Assessment of twin metro tunnels settlement due to adjacent excavation with strengthening measures
A. INTRODUCTION
The effect of an excavation on adjacent infrastructure is a sensitive issue in urban environment, especially when excavating next to existing subway tunnels.
In such scenarios, a numerical analysis with detailed consideration of the staging sequence is a strong tool for the prediction and subsequently mitigation of any detrimental effect on nearby structures, utility and/or transportation networks.
In this case study, our DeepEX software is used to evaluate the deformations of the existing Shanghai Metro twin tunnels due to a deep excavation for the construction of the new Commercial City Complex.
The excavation wall and bracing system along with the location of the twin tunnels are illustrated in figure 1a according to [1].
Sections indicating the soil profile and depth of the tunnels are illustrated in figures 1b and 1c. Description and thickness of the soil properties of the site are illustrated in figure 2.
Figure 1: a)Top view of the excavation site b)section I-I and c) II-II as presented in [1]
Figure 2: Table of soil properties as presented in [1]
Due to the weak soil properties on site and since the twin Shanghai Metro tunnels had to be in full operation during the excavation, additional strengthening measures where adopted.
Specifically pumping consolidation or precompression by pumping water out of ground was used to reduce the amount of water in the soft soil layers and to improve the soil shear strength and deformation modulus before excavation.
Additionally, the soft soil adjacent to the diaphragm walls and surrounding the two metro tunnels was further strengthened using piles comprising of a cement-soil mix.
The areas affected by the strengthening measures are illustrated in figure 3.
Figure 3: a) Section with strengthening affected areas according to [1] b) layout of soil-cement mix piles [1]
B. MODEL OF EXCAVATION IN DEEPEX
The numerical model of the excavation is created in DeepEX according to the description of the project, published in [1].
The finite element method is used to assess the interaction between the excavations and the preexisting twin tunnels. The model constructed in DeepEX is illustrated in figure 4:
Figure 4: a) Stage 1- Site prior to the excavation b) Stage 2 – Strengthening measures
The DeepEX soil zone option is used for the simulation of the strengthening measures. In Stage 2, prior to the initiation of the excavation, two equivalent soil zones of the soil mix piles and pumping strengthening zones are defined with the deepex soil zone tool, and equivalent Mohr coulomb properties are assigned to the soil zones. The remaining stages follow the construction sequence described in [1].
C. ANALYSIS RESULTS
The stress results of the diaphragm retaining walls and twin metro tunnels are illustrated in figure 5.

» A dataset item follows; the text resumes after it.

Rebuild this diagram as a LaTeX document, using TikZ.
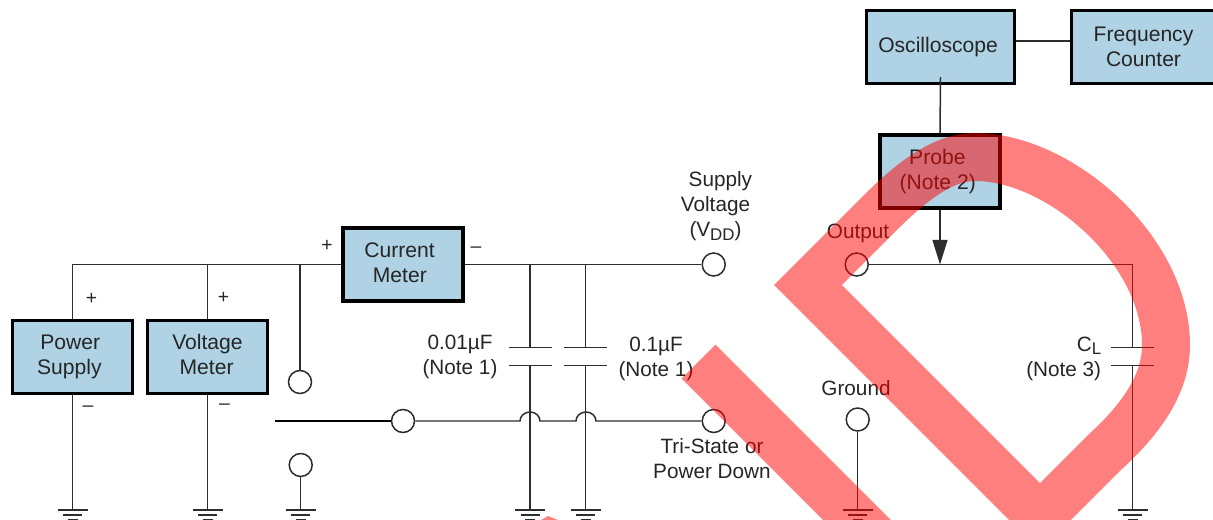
\documentclass[tikz,border=0pt]{standalone}
\usepackage{fontspec}
\setmainfont{Liberation Sans}
\usetikzlibrary{arrows.meta}
\definecolor{boxblue}{RGB}{175,210,228}
\definecolor{wire}{RGB}{45,45,45}
\newcommand{\lowtxt}[1]{\raisebox{-2.2pt}{\fontsize{9.6}{10}\selectfont #1}}
\tikzset{
	unit/.style={draw=black,fill=boxblue,line width=2pt,minimum width=2.4cm,minimum height=1.46cm,inner sep=0pt,align=center,font=\fontsize{12}{14.2}\selectfont,text=black!85},
	term/.style={circle,draw=wire,line width=0.85pt,minimum size=0.46cm,inner sep=0pt},
	lab/.style={inner sep=0pt,align=center,font=\fontsize{11.8}{14.2}\selectfont,text=black!85},
	sign/.style={inner sep=0pt,font=\fontsize{11}{12}\selectfont,text=black!85}
}
\begin{document}
\begin{tikzpicture}[x=0.02cm,y=-0.02cm,>={Triangle[length=14pt,width=8.5pt]},wire/.style={draw=wire,line width=0.85pt}]
	\clip (0,0) rectangle (1213,520);
	\fill[white] (0,0) rectangle (1213,520);
	% blocks
	\node[unit] (ps) at (72.5,357) {\hspace*{-2.6pt}Power\\\hspace*{-3.6pt}Supply};
	\node[unit] (vm) at (207.5,357) {Voltage\\\hspace*{-1pt}Meter\vphantom{y}};
	\node[unit] (cm) at (403,264.5) {\hspace*{-4pt}Current\\\hspace*{-3.6pt}Meter\vphantom{y}};
	\node[unit,minimum width=2.96cm] (osc) at (940.5,47) {\hspace*{-2.8pt}Oscilloscope\vphantom{A}};
	\node[unit,minimum width=2.88cm] (fc) at (1143.5,47) {Frequency\\Counter};
	\node[unit] (probe) at (940,171.5) {\hspace*{-3pt}Probe\\\hspace*{-2.6pt}(Note 2)};
	% terminals
	\node[term] (vdd) at (713.7,264.5) {};
	\node[term] (out) at (856.7,264.5) {};
	\node[term] (gt) at (857.7,419.5) {};
	\node[term] (tri) at (713.7,421) {};
	\node[term] (swa) at (300,382) {};
	\node[term] (swb) at (403,421) {};
	\node[term] (swc) at (300.7,465) {};
	\coordinate (swl) at (275,421);
	\coordinate (tap) at (940,264.5);
	\coordinate (cr) at (1132.7,264.5);
	% wires
	\draw[wire] (ps.north) |- (cm.west);
	\draw[wire] (vm.north) -- (vm.north |- cm.west);
	\draw[wire] (swa) -- (swa |- cm.west);
	\draw[wire] (cm.east) -- (vdd);
	\draw[wire] (out) -- (cr);
	\draw[wire] ([yshift=0.16cm]osc.south) -- (probe.north);
	\draw[wire] ([yshift=0.12cm]osc.east) -- ([yshift=0.12cm]fc.west);
	\draw[wire,->] (probe.south) -- (tap);
	\draw[draw=black,line width=1.7pt] (swl) -- (swb);
	\draw[wire] (swb) -- (520,421) arc[start angle=180,end angle=360,x radius=10,y radius=9] -- (576,421) arc[start angle=180,end angle=360,x radius=10,y radius=9] -- (tri);
	% capacitors
	\foreach \n/\x in {a/530,b/585.7,c/1132.7}{
		\coordinate (pu\n) at (\x,347.7);
		\coordinate (pl\n) at (\x,365.7);
		\coordinate (gnd\n) at (\x,510);
		\draw[wire] (\x,264.5) -- (pu\n) (pl\n) -- (gnd\n);
		\draw[wire] (pu\n)+(-21.5,0) -- +(21.5,0) (pl\n)+(-21.5,0) -- +(21.5,0);
	}
	% grounds
	\coordinate (gndd) at (72.5,510);
	\coordinate (gnde) at (207.5,510);
	\coordinate (gndf) at (300.7,510);
	\coordinate (gndg) at (857.7,510);
	\draw[wire] (ps.south) -- (gndd);
	\draw[wire] (vm.south) -- (gnde);
	\draw[wire] (swc) -- (gndf);
	\draw[wire] (gt) -- (gndg);
	\foreach \n in {a,b,c,d,e,f,g}{
		\draw[wire] (gnd\n)+(-15,0) -- +(15,0) (gnd\n)+(-9.5,5) -- +(9.5,5) (gnd\n)+(-5,9.5) -- +(5,9.5);
	}
	% labels
	\node[lab] (lvdd) at (715.5,206.5) {\hspace*{5.6pt}Supply\\Voltage\\(V\lowtxt{DD})};
	\node[lab] (lout) at (858,233) {Output};
	\node[lab] (lgnd) at (856,388) {Ground};
	\node[lab] (lca) at (460,356.5) {0.01µF\\(Note 1)};
	\node[lab] (lcb) at (656,358.5) {0.1µF\\(Note 1)};
	\node[lab] (ltri) at (712,458.5) {Tri-State or\\Power Down};
	\node[lab,align=right,anchor=east] (lcl) at (1101.5,358.5) {C\lowtxt{L}\\(Note 3)};
	\node[sign] (s1) at (327,246) {+};
	\node[sign] (s2) at (476,250) {–};
	\node[sign] (s3) at (91.5,299) {+};
	\node[sign] (s4) at (223.5,298) {+};
	\node[sign] (s5) at (88,409) {–};
	\node[sign] (s6) at (224.5,407) {–};
	% overlay
	\draw[red,draw opacity=0.5,line width=0.96cm,miter limit=10] (808,285) -- (880,213) .. controls (915,178) and (945,157) .. (975,157) .. controls (1060,157) and (1166,250) .. (1166,345) .. controls (1166,385) and (1140,420) .. (1105,452) -- (1040,517) -- cycle;
	\draw[red,draw opacity=0.5,line width=0.96cm] (698.5,361.5) -- (900,563);
	\fill[red,fill opacity=0.5] (548,516) -- (568,524) -- (534,524) -- cycle;
\end{tikzpicture}
\end{document}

Figure 5: Moment, axial force and displacement results for the tunnels and retaining walls
The displacement results of the soil medium on the final stage of the excavation are illustrated in the following figures (figure 6-7).
Figure 6: Horizontal displacement contour ux
Figure 7: Vertical displacement contour uz
Finally, in-site measurements of the deflection of the diaphragm wall for the final stage of the excavation process (stage 9) are compared with the deflection approximated by the DeepEX FEM model in figure 8.
Figure 8: Analysis result comparison with wall deflection measurements
D. REFERENCES
[1] Z. F. Hu, Z. Q. Yue, J. Zhou, and L. G. Tham, “Design and construction of a deep excavation in soft soils adjacent to the Shanghai Metro tunnels,” Can. Geotech. J., vol. 40, no. 5, pp. 933–948, 2003.